My only concern is that it is easy to talk up the potential for stopping waste and reducing the number of penpushers, but actually finding jobs that aren't necessary and rooting out the waste is very difficult and time consuming. The easy way is to demand that every department cuts back on a set quota basis, without regard for services.

The Tories whinged, as they are wont to do. After all, Gordon was driving his tanks onto their turf with this opening strike in the general election campaign. They may go on about 'big government' - forgetting that they presided over a massive increase in the size of the civil service.

It takes big government to do big things.

Tuesday, July 13, 2004

Should I stay or should I go?

Another tough week for Tony...

MONDAY and TUESDAY
Gordon getting all the positive publicity on Monday with extra spending on front-line services

WEDNESDAY
Butler report published - how critical will it be?

THURSDAY
By-elections in Birmingham Hodge Hill and Leicester - two safe Labour seats in any normal year. The word is that we'll hold Hodge Hill with a reduced majority and probably lose Leicester to the LibDems.

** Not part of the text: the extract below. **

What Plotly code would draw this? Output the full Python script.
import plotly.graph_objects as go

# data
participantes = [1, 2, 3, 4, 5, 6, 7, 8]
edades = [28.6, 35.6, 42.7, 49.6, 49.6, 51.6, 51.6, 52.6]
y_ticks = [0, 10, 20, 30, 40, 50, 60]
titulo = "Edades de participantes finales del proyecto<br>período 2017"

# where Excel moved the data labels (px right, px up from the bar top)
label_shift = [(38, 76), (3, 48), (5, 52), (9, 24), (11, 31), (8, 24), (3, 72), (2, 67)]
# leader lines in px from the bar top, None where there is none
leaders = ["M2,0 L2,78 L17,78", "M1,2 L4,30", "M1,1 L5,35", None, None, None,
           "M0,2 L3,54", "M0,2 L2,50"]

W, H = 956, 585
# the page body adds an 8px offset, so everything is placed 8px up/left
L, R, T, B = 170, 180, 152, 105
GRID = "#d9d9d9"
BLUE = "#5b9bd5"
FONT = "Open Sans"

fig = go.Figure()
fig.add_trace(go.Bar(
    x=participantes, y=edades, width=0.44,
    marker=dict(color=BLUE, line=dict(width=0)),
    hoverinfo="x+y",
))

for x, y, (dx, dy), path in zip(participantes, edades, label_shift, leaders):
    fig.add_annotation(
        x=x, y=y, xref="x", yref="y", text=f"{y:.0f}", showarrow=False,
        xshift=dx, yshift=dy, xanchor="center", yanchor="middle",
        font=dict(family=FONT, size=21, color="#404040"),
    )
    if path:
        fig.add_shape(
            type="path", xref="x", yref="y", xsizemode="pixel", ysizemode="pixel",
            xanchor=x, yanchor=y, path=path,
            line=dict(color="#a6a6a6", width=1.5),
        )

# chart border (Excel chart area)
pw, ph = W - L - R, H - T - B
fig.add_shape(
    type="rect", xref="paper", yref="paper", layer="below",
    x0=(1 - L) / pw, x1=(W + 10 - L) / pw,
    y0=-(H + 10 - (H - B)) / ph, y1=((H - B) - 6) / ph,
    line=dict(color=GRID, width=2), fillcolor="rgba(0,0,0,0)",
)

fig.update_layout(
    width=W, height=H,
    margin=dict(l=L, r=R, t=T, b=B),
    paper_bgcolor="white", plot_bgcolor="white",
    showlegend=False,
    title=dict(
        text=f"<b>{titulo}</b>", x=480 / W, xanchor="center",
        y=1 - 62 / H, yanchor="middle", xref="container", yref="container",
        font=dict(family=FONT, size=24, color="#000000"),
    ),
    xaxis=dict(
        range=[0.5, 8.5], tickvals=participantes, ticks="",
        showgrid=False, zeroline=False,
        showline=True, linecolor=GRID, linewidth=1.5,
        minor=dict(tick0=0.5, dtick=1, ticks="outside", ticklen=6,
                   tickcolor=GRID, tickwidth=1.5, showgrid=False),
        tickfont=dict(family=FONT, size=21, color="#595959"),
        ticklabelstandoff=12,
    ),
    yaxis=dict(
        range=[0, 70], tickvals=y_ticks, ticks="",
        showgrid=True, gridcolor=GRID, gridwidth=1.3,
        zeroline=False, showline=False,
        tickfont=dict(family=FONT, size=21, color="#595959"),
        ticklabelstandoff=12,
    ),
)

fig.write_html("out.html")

So, should he go or stick around?

If he goes over the summer, he can go with his head held high and the Party will eulogise him as a great leader who chose his time to leave and laud the genuinely great achievements of the past seven years of Labour government. As Tony so identified himself with the Iraq war, much of the negative feeling will leave with him and those voters turned off by Blair will return to the fold - key to reviving a drooping party structure.

If he sticks around? Sure, we'll win the next general election with a reduced majority, but the mud from Iraq will continue to stick to the whole party. In any case, the gossip about the succession won't subside - just get worse until the whole structure of political government is consumed by it. The real issues will be completely obscured by gossip.